From the looks of it they hyped a pre-launch campaign, pre-sold boat loads of units, and then set out to try to deliver the moon with only a rough idea of whether they can even get there.


This video - or maybe it was the latter’s first part - has one of their team members bragging about having asked their user base as to what counted most, but this doesn’t seem to pass a sniff test. Their site’s early sales copy has a laundry list of features that can be summarized as “everything you ever wanted” - so certainly not a minimum viable product. This more recent version spells out what customers care about: good sound, comfortable, secure fit, good quality, but also things like good battery life, low weight, and resistance to splash, dust, and sweat.

Put another way, it looks like they did interact with users and used it to improve their marketing, but look closer and you’ll notice the two pages’ feature lists aren’t that different. The real difference is they’re doing a better job at highlighting what their users are after.
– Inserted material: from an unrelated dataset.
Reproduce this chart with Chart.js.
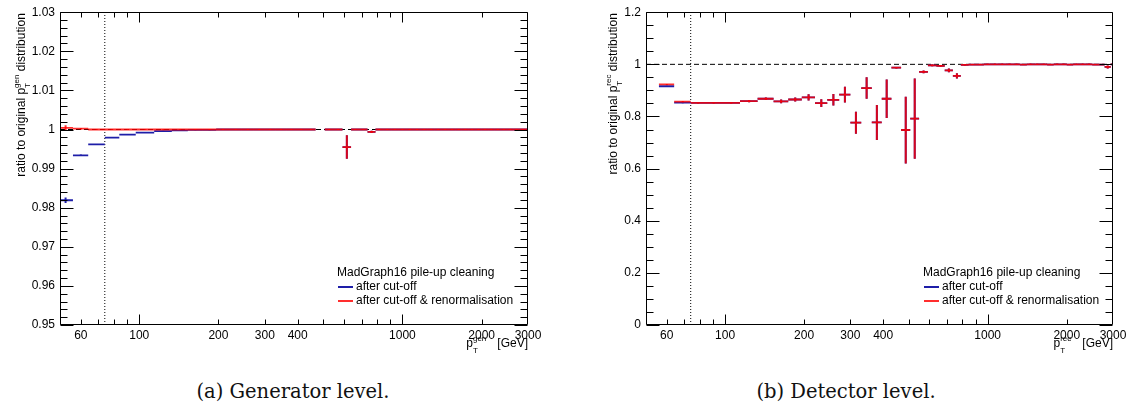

Just spitballing here, but were I to try to market wireless headphones to sports fans, the must-have shortlist I’d anticipate would look something like this: secure fit and sweat/splash/dust resistance because sports, and comfortable enough with enough battery life to last a sports session. This is not asking for the moon; it’s a wireless sports headset.

Plus the obvious of course: the headset should pair, charge, and basically work - including when the phone is in the back pocket or when the charger itself is plugged in. In this respect, the video review you highlighted is scathing.

That feature set would describe an MVP: the absolute minimum set of features you need in order to answer your audience’s specific requirements well enough that you can start selling your product. It won’t sell without them; anything beyond will sell too but is more work.


Now, if you assume they had built and pre-sold a few MVPs before their pre-launch campaign, then their MVP was not in any way Minimum, and they failed at customer development in that they a) completely overshot client requirements and b) did not in any way prototype the MVP before going after a much larger audience. (The original set of users would have let them know their product didn’t work long before the reviewer.)

If, on the contrary, they did not produce an earlier MVP, then there was no MVP at any point in the process. They presumably did a market study. During it, they compiled a vaguely discriminated client wish list. They then ran a pre-sales campaign and found market interest. And then they tried to build their product but eventually realized it was way harder than they thought it’d be.

Key takeaways IMO:

  1. Selling first usually is good. But selling tons first is terrible if you’ve no idea how you’ll deliver.

  2. Building an MVP is not about collecting a laundry list of features and then making a Bloated yet Viable Product. Nor is it about building a Minimum Unviable Product that won’t sell because it’s b0rked or doesn’t meet client requirements.

  3. Mind UX and QA. Theirs was inexcusably bad if the review is anything to go by.